Title 45
Towns and Cities

Chapter 12
Indebtedness of Towns and Cities

R.I. Gen. Laws § 45-12-2.1

§ 45-12-2.1. Ministerial approval.

Effective January 1, 2008, a city or town shall have authority to incur debt for money borrowed, through the issuance of bonds, if such application for approval of bonds is approved by the auditor general as described below, as meeting all of the following standards:

(1) The city or town has a long-term unenhanced credit rating from one nationally recognized credit rating agency in at least the “A” rating category without regard to gradations within such category;

(2) The city or town has represented in the application that the proposed bonds will finance a capital asset or assets and the average useful life of the capital asset or assets to be financed will be greater than or equal to the average maturity of the proposed borrowing as determined by an appropriate official of the city or town at the time of the issuance of bonds therefore under this section or notes therefore under § 45-12-18;

(3) The city or town is in compliance with financial reporting requirements as set forth in § 45-10-5 and is not subject to enforcement proceedings or remedies as provided for in § 45-12-22.7; and

(4) The authorization for the issuance of such bonds has been approved by local referendum at a general or special election or financial town meeting.
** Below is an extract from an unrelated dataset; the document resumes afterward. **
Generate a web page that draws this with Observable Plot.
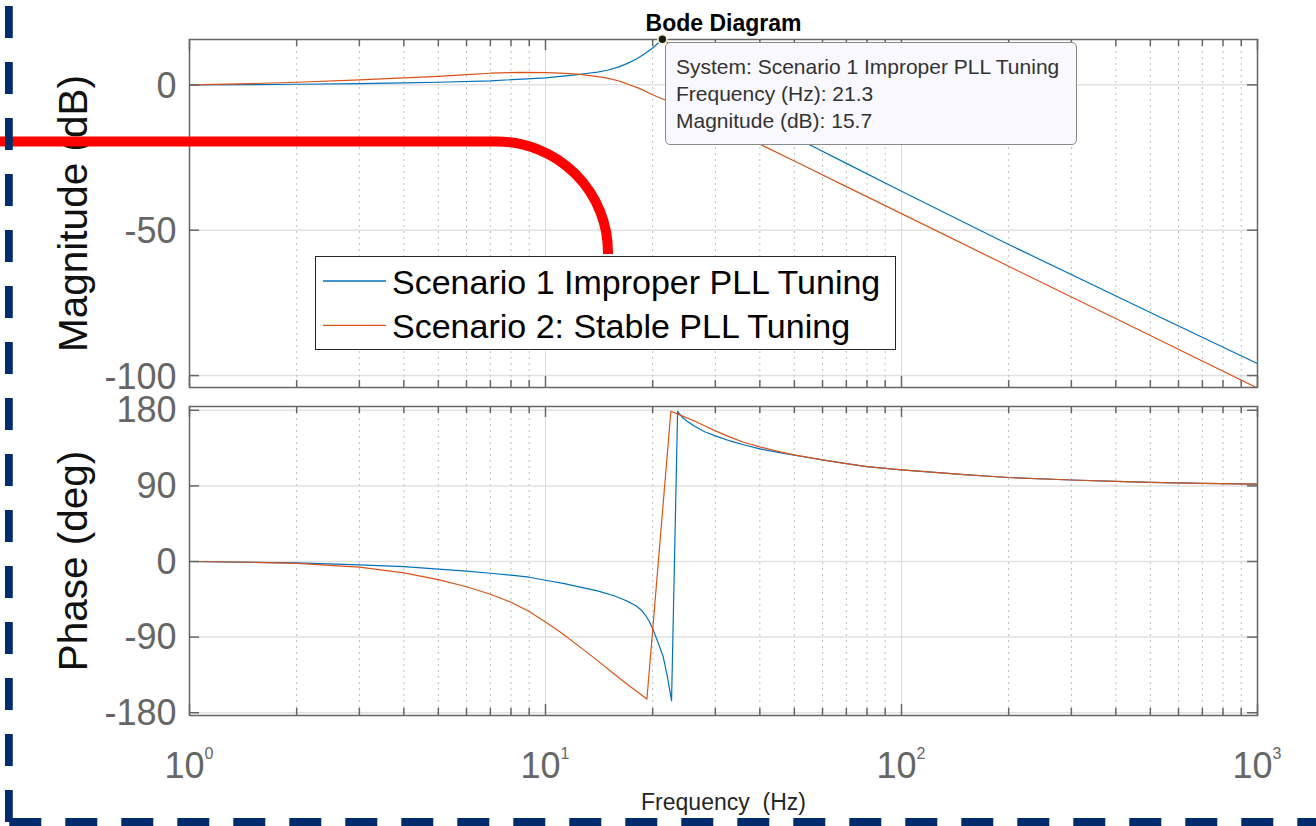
<!DOCTYPE html>
<html>
<head>
<meta charset="utf-8">
<script src="https://cdn.jsdelivr.net/npm/d3@7"></script>
<script src="https://cdn.jsdelivr.net/npm/@observablehq/plot@0.6"></script>
<style>
  html, body { margin: 0; padding: 0; background: #fff; }
  #root { position: relative; width: 1316px; height: 826px; overflow: hidden;
          font-family: "Liberation Sans", Arial, Helvetica, sans-serif; }
  .layer { position: absolute; left: 0; }
</style>
</head>
<body>
<div id="root"></div>
<script>
// ---------------- DATA ----------------
const seriesNames = ["Scenario 1 Improper PLL Tuning", "Scenario 2: Stable PLL Tuning"];
const seriesColors = ["#0072BD", "#D95319"];

// Magnitude (dB) vs frequency (Hz)
const magFreq1 = [1, 1.5, 2, 3, 4, 5, 7, 10, 11, 12, 13, 14, 15, 16, 17, 18, 19, 20, 20.7, 21.3, 22, 23, 25, 30, 35, 40, 45, 55, 70, 100, 200, 500, 1000];
const magVals1 = [0, 0.1, 0.2, 0.45, 0.7, 0.9, 1.4, 2.4, 2.9, 3.35, 3.9, 4.4, 5.1, 6.1, 7.4, 8.9, 10.7, 12.7, 14.3, 15.7, 14.6, 12.2, 7.5, 0, -6.5, -11.2, -15, -20.5, -27.0, -36.6, -54.9, -78.3, -95.9];
const magFreq2 = [1, 1.5, 2, 3, 4, 5, 6, 7, 8.5, 10, 11, 12, 12.5, 13.5, 14.8, 16, 16.9, 18.4, 19.9, 21.6, 25, 30, 35, 40.3, 50, 70, 100, 200, 500, 1000];
const magVals2 = [0, 0.45, 0.9, 1.7, 2.4, 2.9, 3.5, 4.0, 4.3, 4.2, 4.05, 3.8, 3.6, 3.1, 2.4, 1.4, 0.4, -1.3, -3.3, -5.1, -8.6, -13.2, -17.0, -20.6, -26.2, -35.0, -44.3, -62.4, -86.2, -104.3];

// Phase (deg) vs frequency (Hz)
const phFreq1 = [1, 2, 3, 4, 5, 6, 7, 8, 9, 10, 11.3, 12.7, 14, 15.5, 16.5, 17.3, 18, 18.6, 19.1, 19.6, 20, 20.7, 21.4, 22, 22.6, 23.5, 24.3, 25, 26.1, 28, 30, 33, 36, 40, 45, 50, 60, 70, 80, 90, 100, 150, 200, 300, 400, 500, 700, 1000];
const phVals1 = [0, -1.6, -4, -6, -9, -11.5, -14, -16.3, -18.7, -22.3, -26.3, -31, -35, -40.5, -45, -49, -53, -58, -64, -72, -80, -96, -113, -137, -165.7, 178.8, 171, 167, 161.5, 154.5, 149.5, 143.5, 139, 134, 130, 126.5, 121, 116.4, 113, 110.8, 109, 103.5, 100, 97, 95.4, 94.2, 93, 92.2];
const phFreq2 = [1, 1.5, 2, 3, 4, 5, 6, 7, 8, 9, 10, 11, 12.7, 14, 15.5, 17, 19.27, 22.5, 24, 26.1, 28, 30, 33, 36, 40, 45, 50, 60, 70, 80, 90, 100, 150, 200, 300, 400, 500, 700, 1000];
const phVals2 = [0, -0.9, -2.2, -6.8, -13.5, -21.5, -30, -39, -48.5, -59.5, -72, -84, -104, -118, -133, -146.5, -163.7, 178.8, 174, 167.5, 161.5, 155.5, 148, 142, 136.5, 131, 127, 121, 116.4, 113, 110.8, 109, 103.5, 100, 97, 95.4, 94.2, 93, 92.2];

// Axes ticks
const magTicks = [0, -50, -100];
const phaseTicks = [180, 90, 0, -90, -180];
const decadeFreq = [1, 10, 100, 1000];
const decadeBase = ["10", "10", "10", "10"];
const decadeExp = ["0", "1", "2", "3"];
const innerDecades = [10, 100];
const minorFreq = [2, 3, 4, 5, 6, 7, 8, 9, 20, 30, 40, 50, 60, 70, 80, 90, 200, 300, 400, 500, 600, 700, 800, 900];

// Texts
const titleText = "Bode Diagram";
const magLabel = "Magnitude (dB)";
const phaseLabel = "Phase (deg)";
const freqLabel = "Frequency  (Hz)";

// Data tip
const tipSystem = "Scenario 1 Improper PLL Tuning";
const tipFreq = 21.3;
const tipMag = 15.7;

// ---------------- LAYOUT ----------------
const FONT = '"Liberation Sans", Arial, Helvetica, sans-serif';
const W = 1316, ML = 189, MR = 59;
const FW = W - ML - MR;
const AX = "#666";

const zip = (fs, vs) => fs.map((f, i) => ({f, v: vs[i]}));

function gridMarks(yTicks) {
  return [
    Plot.ruleY(yTicks, {y: d => d, stroke: "#e2e2e2", strokeWidth: 1.5}),
    Plot.ruleX(innerDecades, {x: d => d, stroke: "#dcdcdc", strokeWidth: 1}),
    Plot.ruleX(minorFreq, {x: d => d, stroke: "#bdbdbd", strokeWidth: 1, strokeDasharray: "2,4"})
  ];
}
function tickMarks(frameH, yTicks) {
  const c = {stroke: AX, strokeWidth: 1.5};
  return [
    Plot.tickX(minorFreq, {x: d => d, insetBottom: frameH - 7, ...c}),
    Plot.tickX(minorFreq, {x: d => d, insetTop: frameH - 7, ...c}),
    Plot.tickX(decadeFreq, {x: d => d, insetBottom: frameH - 11, ...c}),
    Plot.tickX(decadeFreq, {x: d => d, insetTop: frameH - 11, ...c}),
    Plot.tickY(yTicks, {y: d => d, insetRight: FW - 10, ...c}),
    Plot.tickY(yTicks, {y: d => d, insetLeft: FW - 10, ...c}),
    Plot.frame({stroke: AX, strokeWidth: 1.5})
  ];
}
function seriesLines(f1, v1, f2, v2) {
  return [
    Plot.line(zip(f1, v1), {x: "f", y: "v", stroke: seriesColors[0], strokeWidth: 1.2, clip: true}),
    Plot.line(zip(f2, v2), {x: "f", y: "v", stroke: seriesColors[1], strokeWidth: 1.2, clip: true})
  ];
}

const root = document.getElementById("root");

// ---------- Magnitude panel ----------
const magH = 392, magMT = 39, magMB = 5;
const magPlot = Plot.plot({
  width: W, height: magH,
  marginLeft: ML, marginRight: MR, marginTop: magMT, marginBottom: magMB,
  style: {fontFamily: FONT, background: "transparent", overflow: "visible"},
  x: {type: "log", domain: [1, 1000], axis: null},
  y: {domain: [-104.1, 15.6], axis: null},
  marks: [
    ...gridMarks(magTicks),
    ...seriesLines(magFreq1, magVals1, magFreq2, magVals2),
    ...tickMarks(magH - magMT - magMB, magTicks),
    Plot.text(magTicks, {frameAnchor: "left", y: d => d, text: d => String(d), textAnchor: "end",
      dx: -13, dy: 1.5, fontSize: 36, fill: AX}),
    Plot.text([magLabel], {frameAnchor: "left", text: d => d, rotate: -90, textAnchor: "middle",
      lineAnchor: "bottom", dx: -103, fontSize: 40.5, fill: "#111"}),
    Plot.text([titleText], {frameAnchor: "top", text: d => d, lineAnchor: "bottom", dy: -9,
      fontSize: 23, fontWeight: "bold", fill: "#000"}),
    Plot.dot([{f: tipFreq, v: tipMag}], {x: "f", y: "v", r: 4.5, fill: "#1a1a1a", stroke: "#fff6c0", strokeWidth: 1.6})
  ]
});
const magWrap = document.createElement("div");
magWrap.className = "layer"; magWrap.style.top = "0px";
magWrap.appendChild(magPlot);
root.appendChild(magWrap);

// ---------- Phase panel ----------
const phTop = 396, phH = 430, phMT = 10, phMB = 111;
const phasePlot = Plot.plot({
  width: W, height: phH,
  marginLeft: ML, marginRight: MR, marginTop: phMT, marginBottom: phMB,
  style: {fontFamily: FONT, background: "transparent", overflow: "visible"},
  x: {type: "log", domain: [1, 1000], axis: null},
  y: {domain: [-183.3, 184.5], axis: null},
  marks: [
    ...gridMarks(phaseTicks),
    ...seriesLines(phFreq1, phVals1, phFreq2, phVals2),
    ...tickMarks(phH - phMT - phMB, phaseTicks),
    Plot.text(phaseTicks, {frameAnchor: "left", y: d => d, text: d => String(d), textAnchor: "end",
      dx: -13, dy: 0.5, fontSize: 36, fill: AX}),
    Plot.text([phaseLabel], {frameAnchor: "left", text: d => d, rotate: -90, textAnchor: "middle",
      lineAnchor: "bottom", dx: -103, fontSize: 40.5, fill: "#111"}),
    Plot.text(decadeFreq, {x: d => d, frameAnchor: "bottom", text: (d, i) => decadeBase[i], textAnchor: "end",
      lineAnchor: "bottom", dx: 15, dy: 62, fontSize: 36, fill: AX, ariaLabel: "xtick-base"}),
    Plot.text(decadeFreq, {x: d => d, frameAnchor: "bottom", text: (d, i) => decadeExp[i], textAnchor: "start",
      lineAnchor: "bottom", dx: 15, dy: 43, fontSize: 16, fill: AX, ariaLabel: "xtick-exp"}),
    Plot.text([freqLabel], {frameAnchor: "bottom", text: d => d, lineAnchor: "bottom", dy: 94,
      fontSize: 23, fill: "#262626"})
  ]
});
phasePlot.querySelectorAll('g[aria-label="xtick-base"] text, g[aria-label="xtick-exp"] text').forEach(t => {
  t.setAttribute("transform", (t.getAttribute("transform") || "") + " scale(1,1.28)");
});
const phWrap = document.createElement("div");
phWrap.className = "layer"; phWrap.style.top = phTop + "px";
phWrap.appendChild(phasePlot);
root.appendChild(phWrap);

// ---------- Legend ----------
const legend = document.createElement("div");
Object.assign(legend.style, {position: "absolute", left: "315px", top: "256px", width: "581px", height: "94px",
  boxSizing: "border-box", border: "1px solid #262626", background: "#fff"});
const rowText = [8.2, 51.6], rowLine = [24, 68.3];
const swSvg = d3.create("svg").attr("width", 80).attr("height", 92)
  .style("position", "absolute").style("left", "0px").style("top", "0px");
seriesNames.forEach((name, i) => {
  swSvg.append("line").attr("x1", 7).attr("x2", 70).attr("y1", rowLine[i]).attr("y2", rowLine[i])
    .attr("stroke", seriesColors[i]).attr("stroke-width", 1.3);
  const tx = document.createElement("div");
  Object.assign(tx.style, {position: "absolute", left: "76px", top: rowText[i] + "px", fontSize: "34px",
    lineHeight: "34px", whiteSpace: "nowrap", color: "#000"});
  tx.textContent = name;
  legend.appendChild(tx);
});
legend.appendChild(swSvg.node());
root.appendChild(legend);

// ---------- Data tip box ----------
const tip = document.createElement("div");
Object.assign(tip.style, {position: "absolute", left: "665px", top: "42px", width: "412px", height: "103px",
  boxSizing: "border-box", border: "1px solid #8a8a8a", borderRadius: "5px", background: "#f8f8fe",
  paddingLeft: "10px", paddingTop: "10px", fontSize: "21px", lineHeight: "27px", color: "#333", whiteSpace: "nowrap"});
[ "System: " + tipSystem, "Frequency (Hz): " + tipFreq.toFixed(1), "Magnitude (dB): " + tipMag.toFixed(1) ]
  .forEach(s => { const d = document.createElement("div"); d.textContent = s; tip.appendChild(d); });
root.appendChild(tip);

// ---------- Overlay annotations (red bend, navy dashed border) ----------
const ov = d3.create("svg").attr("width", W).attr("height", 826)
  .style("position", "absolute").style("left", "0px").style("top", "0px").style("pointer-events", "none");
ov.append("path").attr("d", "M -10 141.5 H 497 A 111 111 0 0 1 608 252.5 V 254")
  .attr("fill", "none").attr("stroke", "#ff0000").attr("stroke-width", 10);
ov.append("line").attr("x1", 8.9).attr("y1", 6).attr("x2", 8.9).attr("y2", 830)
  .attr("stroke", "#022b6b").attr("stroke-width", 7.8).attr("stroke-dasharray", "32 24");
ov.append("line").attr("x1", 9.3).attr("y1", 822).attr("x2", 1330).attr("y2", 822)
  .attr("stroke", "#022b6b").attr("stroke-width", 8).attr("stroke-dasharray", "32 24");
root.appendChild(ov.node());
</script>
</body>
</html>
(5) Notwithstanding any provision of the general or public laws, or rule or regulation to the contrary, the projects or activities set forth in this act receiving ministerial approval shall not qualify for school housing aid as set forth in Chapter 16-7 of the general laws.
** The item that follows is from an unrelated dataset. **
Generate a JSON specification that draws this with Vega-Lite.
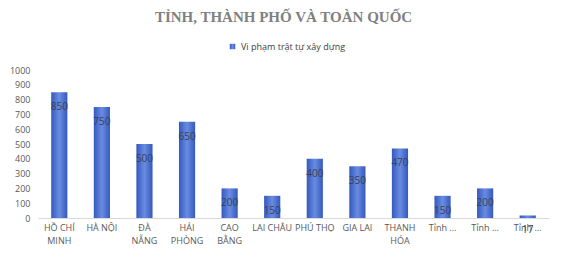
{
  "$schema": "https://vega.github.io/schema/vega-lite/v6.json",
  "autosize": "none",
  "width": 511,
  "height": 148,
  "padding": {"left": 38, "top": 70, "right": 19, "bottom": 41},
  "background": "white",
  "config": {"view": {"stroke": null}},
  "title": {
    "text": "TỈNH, THÀNH PHỐ VÀ TOÀN QUỐC",
    "font": "Liberation Serif",
    "fontSize": 15,
    "fontWeight": "bold",
    "color": "#808080",
    "anchor": "middle",
    "dx": -10,
    "offset": 17
  },
  "data": {
    "values": [
      {"tinh": "HỒ CHÍ|MINH", "so_vu": 850, "loai": "Vi phạm trật tự xây dựng"},
      {"tinh": "HÀ NỘI", "so_vu": 750, "loai": "Vi phạm trật tự xây dựng"},
      {"tinh": "ĐÀ|NẴNG", "so_vu": 500, "loai": "Vi phạm trật tự xây dựng"},
      {"tinh": "HẢI|PHÒNG", "so_vu": 650, "loai": "Vi phạm trật tự xây dựng"},
      {"tinh": "CAO|BẰNG", "so_vu": 200, "loai": "Vi phạm trật tự xây dựng"},
      {"tinh": "LAI CHÂU", "so_vu": 150, "loai": "Vi phạm trật tự xây dựng"},
      {"tinh": "PHÚ THỌ", "so_vu": 400, "loai": "Vi phạm trật tự xây dựng"},
      {"tinh": "GIA LAI", "so_vu": 350, "loai": "Vi phạm trật tự xây dựng"},
      {"tinh": "THANH|HÓA", "so_vu": 470, "loai": "Vi phạm trật tự xây dựng"},
      {"tinh": "Tỉnh ...#1", "so_vu": 150, "loai": "Vi phạm trật tự xây dựng"},
      {"tinh": "Tỉnh ...#2", "so_vu": 200, "loai": "Vi phạm trật tự xây dựng"},
      {"tinh": "Tỉnh ...#3", "so_vu": 17, "loai": "Vi phạm trật tự xây dựng"}
    ]
  },
  "encoding": {
    "x": {
      "field": "tinh",
      "type": "nominal",
      "sort": null,
      "scale": {"paddingInner": 0.62, "paddingOuter": 0.31},
      "axis": {
        "title": null,
        "labelAngle": 0,
        "labelExpr": "split(split(datum.label, '#')[0], '|')",
        "labelFont": "Open Sans",
        "labelFontSize": 9,
        "labelColor": "#595959",
        "labelLineHeight": 13,
        "labelPadding": 5,
        "ticks": false,
        "domainColor": "#d9d9d9",
        "domainWidth": 1
      }
    },
    "y": {
      "field": "so_vu",
      "type": "quantitative",
      "scale": {"domain": [0, 1000]},
      "axis": {
        "title": null,
        "format": "d",
        "values": [0, 100, 200, 300, 400, 500, 600, 700, 800, 900, 1000],
        "labelFont": "Open Sans",
        "labelFontSize": 9,
        "labelColor": "#595959",
        "labelPadding": 8,
        "ticks": false,
        "domain": false,
        "grid": false
      }
    }
  },
  "layer": [
    {
      "mark": {
        "type": "bar",
        "fill": {
          "gradient": "linear",
          "x1": 0, "y1": 0, "x2": 1, "y2": 0,
          "stops": [
            {"offset": 0, "color": "#3459c0"},
            {"offset": 0.5, "color": "#6a8ce0"},
            {"offset": 1, "color": "#3459c0"}
          ]
        }
      },
      "encoding": {
        "opacity": {
          "field": "loai",
          "type": "nominal",
          "scale": {"range": [1]},
          "legend": {
            "title": null,
            "orient": "none",
            "legendX": 190,
            "legendY": -28,
            "symbolType": "square",
            "symbolSize": 30,
            "symbolFillColor": "#6f8fd8",
            "symbolStrokeColor": "#6f8fd8",
            "symbolStrokeWidth": 0,
            "labelFont": "Open Sans",
            "labelFontSize": 9,
            "labelColor": "#404040"
          }
        }
      }
    },
    {
      "mark": {
        "type": "text",
        "dy": 15,
        "baseline": "middle",
        "font": "Open Sans",
        "fontSize": 10,
        "color": "#3a3f55"
      },
      "encoding": {
        "text": {"field": "so_vu", "type": "quantitative"}
      }
    }
  ]
}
The auditor general shall establish standards and rules for the submission of applications for approval of bonds by cities and towns in accordance with this section. Upon the submission of a complete application from a city or town, the auditor general shall within thirty (30) days determine whether the standards set forth in this section have been met. If the standards have been met, then the auditor general shall give approval to the application and the city or town shall have the power under law to issue bonds, provided it is otherwise lawful; if the auditor general finds that the borrowing does not meet said standards, the city or town shall be notified that the certification standards have not been met, which notification shall state the standards that were and were not met, and if otherwise required, the city or town shall seek special statutory authority as provided in § 45-12-2. No ministerial approval pursuant to this section shall be given by the auditor general for tax year synchronization bonds, pension obligation bonds or bonds to fund other post employment benefits. The auditor general shall submit a copy of each approval and each notification that approval has been denied within five (5) business days after issuance to the director of administration and the chairpersons of the house committees on corporations and finance and the chairpersons of the senate committees on housing and municipal government and finance.

History of Section.
P.L. 2007, ch. 252, § 2; P.L. 2007, ch. 292, § 2.